FUTURE HEADS: The band’s influences split the difference between ’80s raves and J.G. Ballard. |
The newest act to come buzzing from the UK is a trio of educated lads whose intelligently obtuse pop is warming hearts, minds, and dance floors. In less than nine months, Klaxons went from pressing 500 handmade seven-inch singles to hitting the #2 spot on the British charts with their debut full length, Myths of the Near Future (Geffen). Their first US tour finds them at Great Scott April 11 with the equally buzzed-about Brazilian baile-funk stars Bonde do Role.
Plenty of Britpop acts have set their sights on the American market, but Klaxons are far from typical. For starters, their lyrics deal with magic, monsters, and mayhem — not rockstardom or the grind of everyday life in Britain. And the distinct sound of Myths of the Near Future, with its avant-garde edge and otherworldly lyrics, has propelled them to the forefront of what’s been dubbed the “new-rave” movement, a reference to both their dancable, technofied rock sound and to certain new-wave sonic touches.
“The whole idea that this thing is being talked about in the American press is sort of baffling to us,” says main Klaxon Jamie Reynolds over the phone from his London home. “Before the band even existed, we wanted to create a media spin for our own amusement, but it’s sort of traveled beyond what we thought we could do with it.”
Indeed, new rave (or, ahem, nü-rave or neu-rave) is a kind of insta-trend that seems to have multiple definitions and sources. But all paths lead back to Klaxons, who invented the phrase with the release of their first single, the wild and wicked “Gravity’s Rainbow.” Fans of the band have embraced the concept — much like devotees of the original British rave scene — by bringing glowsticks and wearing bright colors to Klaxons gigs. “It’s definitely found an audience of people who appreciate the music enough to go out and celebrate it,” says the handsome Reynolds, who’s been described as a “menacing Pied Piper” by the Brit press. “It’s just funny to create a genre that didn’t exist and then tie it to your band.”

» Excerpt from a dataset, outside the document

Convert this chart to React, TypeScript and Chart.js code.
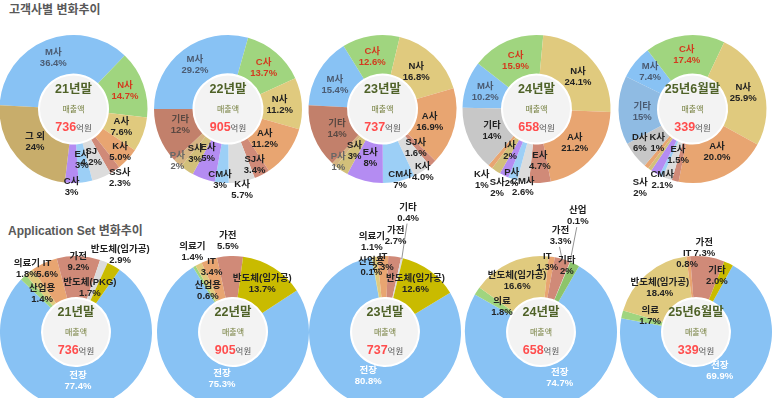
import React, { useEffect, useRef } from "react";
import { Chart, ArcElement, DoughnutController } from "chart.js";

Chart.register(ArcElement, DoughnutController);

const W = 773;
const H = 398;
const FONT = "'Liberation Sans', 'Noto Sans CJK KR', sans-serif";

// ---------- data ----------
const periods = ["21년말", "22년말", "23년말", "24년말", "25년6월말"];
const salesTotals = [736, 905, 737, 658, 339];

// 고객사별
const cust21Names = ["M사", "N사", "A사", "K사", "SS사", "SJ", "E사", "C사", "그 외"];
const cust21Values = [36.4, 14.7, 7.6, 5.0, 2.3, 4.2, 3, 3, 24];
const cust21Dec = [1, 1, 1, 1, 1, 1, 0, 0, 0];

const cust22Names = ["M사", "C사", "N사", "A사", "SJ사", "K사", "CM사", "E사", "S사", "P사", "기타"];
const cust22Values = [29.2, 13.7, 11.2, 11.2, 3.4, 5.7, 3, 5, 3, 2, 12];
const cust22Dec = [1, 1, 1, 1, 1, 1, 0, 0, 0, 0, 0];

const cust23Names = ["M사", "C사", "N사", "A사", "SJ사", "K사", "CM사", "E사", "S사", "P사", "기타"];
const cust23Values = [15.4, 12.6, 16.8, 16.9, 1.6, 4.0, 7, 8, 3, 1, 14];
const cust23Dec = [1, 1, 1, 1, 1, 1, 0, 0, 0, 0, 0];

const cust24Names = ["M사", "C사", "N사", "A사", "E사", "CM사", "P사", "S사", "I사", "K사", "기타"];
const cust24Values = [10.2, 15.9, 24.1, 21.2, 4.7, 2.6, 2, 2, 2, 1, 14];
const cust24Dec = [1, 1, 1, 1, 1, 1, 0, 0, 0, 0, 0];

const cust25Names = ["M사", "C사", "N사", "A사", "E사", "CM사", "P사", "S사", "I사", "K사", "D사", "기타"];
const cust25Values = [7.4, 17.4, 25.9, 20.0, 1.5, 2.1, 0.8, 2, 0.8, 1, 6, 15];
const cust25Dec = [1, 1, 1, 1, 1, 1, 1, 0, 1, 0, 0, 0];

// Application Set
const app21Names = ["전장", "산업용", "의료기", "IT", "가전", "반도체(PKG)", "반도체(임가공)"];
const app21Values = [77.4, 1.4, 1.8, 5.6, 9.2, 1.7, 2.9];
const app21Dec = [1, 1, 1, 1, 1, 1, 1];

const app22Names = ["전장", "산업용", "의료기", "IT", "가전", "반도체(임가공)"];
const app22Values = [75.3, 0.6, 1.4, 3.4, 5.5, 13.7];
const app22Dec = [1, 1, 1, 1, 1, 1];

const app23Names = ["전장", "산업용", "의료기", "IT", "가전", "기타", "반도체(임가공)"];
const app23Values = [80.8, 0.1, 1.1, 2.3, 2.7, 0.4, 12.6];
const app23Dec = [1, 1, 1, 1, 1, 1, 1];

const app24Names = ["전장", "의료", "반도체(임가공)", "IT", "가전", "산업", "기타"];
const app24Values = [74.7, 1.8, 16.6, 1.3, 3.3, 0.1, 2];
const app24Dec = [1, 1, 1, 1, 1, 1, 0];

const app25Names = ["전장", "의료", "반도체(임가공)", "IT", "가전", "기타"];
const app25Values = [69.9, 1.7, 18.4, 0.8, 7.3, 2.0];
const app25Dec = [1, 1, 1, 1, 1, 1];

// ---------- styles ----------
const BLUE = "#88c2f4";
const GREEN = "#a0d57f";
const KHAKI = "#e0ca7e";
const ORANGE = "#e8a571";
const ROSE = "#d08a78";
const GRAY = "#dcdcdc";
const LBLUE = "#9ccff6";
const PURPLE = "#b48cf2";
const OKHAKI = "#d2c07a";
const TAN = "#c8ad6b";
const BROWN = "#c2806b";
const PTAN = "#d6b482";
const DGRAY = "#c7c7c7";
const STEEL = "#8fbbe3";
const OLIVE = "#c9bb00";
const GREEN2 = "#8dc46b";

const SLATE = "#4b5b72";
const RED = "#d33a1f";
const DARK = "#222222";
const BROWNT = "#5a4842";
const GRAYT = "#666666";
const WHITE = "#ffffff";

type Place = [number | null, number, boolean?] | null;

type Spec = {
  names: string[];
  values: number[];
  decimals: number[];
  colors: string[];
  textColors: string[];
  place: Place[];
  rotation: number;
  cx: number;
  cy: number;
  radius: number;
  cutout: string;
  period: string;
  total: number;
};

const topCx = [73.5, 228, 382.5, 536.5, 692.5];
const topCy = 109;
const botCx = [76, 233, 385, 541, 696];
const botCy = 332;

const specs: Spec[] = [
  {
    names: cust21Names, values: cust21Values, decimals: cust21Dec,
    colors: [BLUE, GREEN, KHAKI, ORANGE, ROSE, GRAY, LBLUE, PURPLE, TAN],
    textColors: [SLATE, RED, DARK, DARK, DARK, DARK, DARK, DARK, DARK],
    place: [[null, 0], [null, 0], [0.69, 0], [0.86, 0], [1.12, 0], [0.69, 2], [0.7, 0], [1.05, 0], [0.68, 0]],
    rotation: -87, cx: topCx[0], cy: topCy, radius: 74, cutout: "48%", period: periods[0], total: salesTotals[0],
  },
  {
    names: cust22Names, values: cust22Values, decimals: cust22Dec,
    colors: [BLUE, GREEN, KHAKI, ORANGE, ROSE, GRAY, LBLUE, PURPLE, OKHAKI, PTAN, BROWN],
    textColors: [SLATE, RED, DARK, DARK, DARK, DARK, DARK, DARK, DARK, GRAYT, BROWNT],
    place: [[null, 0], [null, 0], [0.7, 0], [0.64, 3], [0.84, 2], [1.11, 1], [0.96, 1.5], [0.65, 5], [0.75, 2.4], [0.98, 1.4], [0.68, 3]],
    rotation: -90, cx: topCx[1], cy: topCy, radius: 74, cutout: "48%", period: periods[1], total: salesTotals[1],
  },
  {
    names: cust23Names, values: cust23Values, decimals: cust23Dec,
    colors: [BLUE, GREEN, KHAKI, ORANGE, ROSE, GRAY, LBLUE, PURPLE, OKHAKI, PTAN, BROWN],
    textColors: [SLATE, RED, DARK, DARK, DARK, DARK, DARK, DARK, DARK, GRAYT, BROWNT],
    place: [[0.72, -4], [0.72, -2], [0.68, -1.5], [0.66, 1], [0.69, 2], [1.01, 0], [0.99, -1], [0.68, 0], [0.68, 0], [0.93, -1], [0.67, -1.6]],
    rotation: -87, cx: topCx[2], cy: topCy, radius: 74, cutout: "48%", period: periods[2], total: salesTotals[2],
  },
  {
    names: cust24Names, values: cust24Values, decimals: cust24Dec,
    colors: [BLUE, GREEN, KHAKI, ORANGE, ROSE, GRAY, LBLUE, PURPLE, OKHAKI, ORANGE, DGRAY],
    textColors: [SLATE, RED, DARK, DARK, DARK, DARK, DARK, DARK, DARK, DARK, DARK],
    place: [[0.73, -1], [0.71, 0], [0.71, 3.5], [0.69, 1], [0.7, -1], [1.07, -0.5], [0.99, 1], [1.19, 0.5], [0.67, -1], [1.21, -1], [0.67, -2]],
    rotation: -89, cx: topCx[3], cy: topCy, radius: 74, cutout: "48%", period: periods[3], total: salesTotals[3],
  },
  {
    names: cust25Names, values: cust25Values, decimals: cust25Dec,
    colors: [BLUE, GREEN, KHAKI, ORANGE, ROSE, GRAY, LBLUE, PURPLE, OKHAKI, ORANGE, DGRAY, STEEL],
    textColors: [SLATE, RED, DARK, DARK, DARK, DARK, DARK, DARK, DARK, DARK, DARK, SLATE],
    place: [[0.76, 1.7], [0.74, 0], [0.72, 0], [0.67, -4.4], [0.65, 4], [1.04, 3.2], null, [1.28, 3.3], null, [0.66, 7.6], [0.85, 5.8], [0.68, -2.4]],
    rotation: -64, cx: topCx[4], cy: topCy, radius: 74, cutout: "48%", period: periods[4], total: salesTotals[4],
  },
  {
    names: app21Names, values: app21Values, decimals: app21Dec,
    colors: [BLUE, GREEN, KHAKI, ORANGE, ROSE, GRAY, OLIVE],
    textColors: [WHITE, DARK, DARK, DARK, DARK, DARK, DARK],
    place: [[0.65, 3.4], [0.67, 2], [1.05, 0], [0.91, 0], [0.92, 0], [0.61, -4], [1.17, 0]],
    rotation: 35, cx: botCx[0], cy: botCy, radius: 76, cutout: "46%", period: periods[0], total: salesTotals[0],
  },
  {
    names: app22Names, values: app22Values, decimals: app22Dec,
    colors: [BLUE, GREEN, KHAKI, ORANGE, ROSE, OLIVE],
    textColors: [WHITE, DARK, DARK, DARK, DARK, DARK],
    place: [[0.64, 0.5], [0.63, -1], [1.18, 0], [0.9, 0], [1.2, -1], [0.74, -1]],
    rotation: 57, cx: botCx[1], cy: botCy, radius: 76, cutout: "46%", period: periods[1], total: salesTotals[1],
  },
  {
    names: app23Names, values: app23Values, decimals: app23Dec,
    colors: [BLUE, GREEN, KHAKI, ORANGE, ROSE, GRAY, OLIVE],
    textColors: [WHITE, DARK, DARK, DARK, DARK, DARK, DARK],
    place: [[0.62, -3.5], [0.87, -2], [1.2, -0.5], [0.92, 0], [1.27, -1], [1.6, -2, true], [0.75, -4]],
    rotation: 59, cx: botCx[2], cy: botCy, radius: 76, cutout: "46%", period: periods[2], total: salesTotals[2],
  },
  {
    names: app24Names, values: app24Values, decimals: app24Dec,
    colors: [BLUE, GREEN, KHAKI, ORANGE, ROSE, GRAY, GREEN2],
    textColors: [WHITE, DARK, DARK, DARK, DARK, DARK, DARK],
    place: [[0.65, -7], [0.61, 0], [0.74, -1], [0.92, -3], [1.29, -5, true], [1.6, -5, true], [0.93, -5]],
    rotation: 30, cx: botCx[3], cy: botCy, radius: 76, cutout: "46%", period: periods[3], total: salesTotals[3],
  },
  {
    names: app25Names, values: app25Values, decimals: app25Dec,
    colors: [BLUE, GREEN, KHAKI, ORANGE, ROSE, OLIVE],
    textColors: [WHITE, DARK, DARK, DARK, DARK, DARK],
    place: [[0.6, -6], [0.64, 6], [0.75, 1], [0.97, -1], [1.11, -3], [0.79, -5]],
    rotation: 29, cx: botCx[4], cy: botCy, radius: 76, cutout: "46%", period: periods[4], total: salesTotals[4],
  },
];

function makeOverlay(spec: Spec) {
  return {
    id: "overlay",
    afterDatasetsDraw(chart: any) {
      const ctx: CanvasRenderingContext2D = chart.ctx;
      const arcs = chart.getDatasetMeta(0).data;
      if (!arcs.length) return;
      const c = arcs[0].getProps(["x", "y", "innerRadius", "outerRadius"], true);
      ctx.save();
      // center disc
      ctx.beginPath();
      ctx.arc(c.x, c.y, c.innerRadius - 2, 0, Math.PI * 2);
      ctx.fillStyle = "#f3f3f3";
      ctx.fill();
      ctx.textAlign = "center";
      ctx.textBaseline = "middle";
      ctx.font = `bold 12.5px ${FONT}`;
      ctx.fillStyle = "#4f6228";
      ctx.fillText(spec.period, c.x, c.y - 19);
      ctx.font = `8px ${FONT}`;
      ctx.fillStyle = "#76803f";
      ctx.fillText("매출액", c.x, c.y + 1);
      const totalText = String(spec.total);
      ctx.font = `bold 12.5px ${FONT}`;
      const nw = ctx.measureText(totalText).width;
      ctx.font = `8.5px ${FONT}`;
      const uw = ctx.measureText("억원").width;
      const sx = c.x - (nw + uw) / 2;
      ctx.textAlign = "left";
      ctx.font = `bold 12.5px ${FONT}`;
      ctx.fillStyle = "#ff4d4d";
      ctx.fillText(totalText, sx, c.y + 19);
      ctx.font = `8.5px ${FONT}`;
      ctx.fillStyle = "#555555";
      ctx.fillText("억원", sx + nw, c.y + 19.5);

      // slice labels
      ctx.textAlign = "center";
      arcs.forEach((arc: any, i: number) => {
        const p = spec.place[i];
        if (!p) return;
        const a = arc.getProps(["x", "y", "startAngle", "endAngle", "innerRadius", "outerRadius"], true);
        const mid = (a.startAngle + a.endAngle) / 2;
        const ang = mid + (p[1] || 0) * Math.PI / 180;
        const r = p[0] == null ? (a.innerRadius + a.outerRadius) / 2 : p[0] * a.outerRadius;
        const lx = a.x + Math.cos(ang) * r;
        const ly = a.y + Math.sin(ang) * r;
        if (p[2]) {
          ctx.beginPath();
          ctx.moveTo(lx - 1, ly + 11);
          ctx.lineTo(a.x + Math.cos(mid) * (a.outerRadius - 1), a.y + Math.sin(mid) * (a.outerRadius - 1));
          ctx.strokeStyle = "#7a7a7a";
          ctx.lineWidth = 0.8;
          ctx.stroke();
        }
        ctx.fillStyle = spec.textColors[i];
        ctx.font = `bold 9.5px ${FONT}`;
        ctx.fillText(spec.names[i], lx, ly - 5.5);
        ctx.fillText(spec.values[i].toFixed(spec.decimals[i]) + "%", lx, ly + 5.5);
      });
      ctx.restore();
    },
  };
}

function Donut({ spec }: { spec: Spec }) {
  const ref = useRef<HTMLCanvasElement | null>(null);
  useEffect(() => {
    if (!ref.current) return;
    const half = 30;
    const chart = new Chart(ref.current, {
      type: "doughnut",
      data: {
        labels: spec.names,
        datasets: [
          {
            data: spec.values,
            backgroundColor: spec.colors,
            borderWidth: 0,
            hoverOffset: 0,
          },
        ],
      },
      options: {
        responsive: false,
        animation: false,
        events: [],
        rotation: spec.rotation,
        radius: spec.radius,
        cutout: spec.cutout,
        layout: {
          padding: {
            left: spec.cx - half,
            right: W - spec.cx - half,
            top: spec.cy - half,
            bottom: H - spec.cy - half,
          },
        },
        plugins: { legend: { display: false }, tooltip: { enabled: false } },
      } as any,
      plugins: [makeOverlay(spec)],
    });
    return () => chart.destroy();
  }, [spec]);
  return (
    <canvas
      ref={ref}
      width={W}
      height={H}
      style={{ position: "absolute", left: 0, top: 0, width: W, height: H }}
    />
  );
}

export default function App() {
  useEffect(() => {
    document.body.style.margin = "0";
    document.documentElement.style.overflow = "hidden";
  }, []);
  const titleStyle: React.CSSProperties = {
    position: "absolute",
    left: 9,
    font: `bold 12px ${FONT}`,
    color: "#595959",
    lineHeight: "16px",
    whiteSpace: "nowrap",
  };
  return (
    <div style={{ position: "relative", width: W, height: H, overflow: "hidden", background: "#fff" }}>
      <div style={{ ...titleStyle, top: 2 }}>고객사별 변화추이</div>
      <div style={{ ...titleStyle, top: 223, left: 8 }}>Application Set 변화추이</div>
      {specs.map((s, i) => (
        <Donut key={i} spec={s} />
      ))}
    </div>
  );
}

Reynolds actually never went to any of the original raves that caused such a stir in England beginning in the late ’80s. And he says he has no intention of trying to bring back the style, the sound, or even the sense of a unified movement that characterized those events. But he does say that it’s something of a “wish fulfillment” to get a taste of something he’d had “no first-hand experience of.” That would account in part for Klaxons’ bare-bones approach to performance. Instead of the wild visuals and light shows that were such a big part of the original raves, Klaxons prefer a more bare-fisted pummeling approach. “It’s basically sort of a hardcore act at the moment. It’s about getting up there and cracking it and doing it.”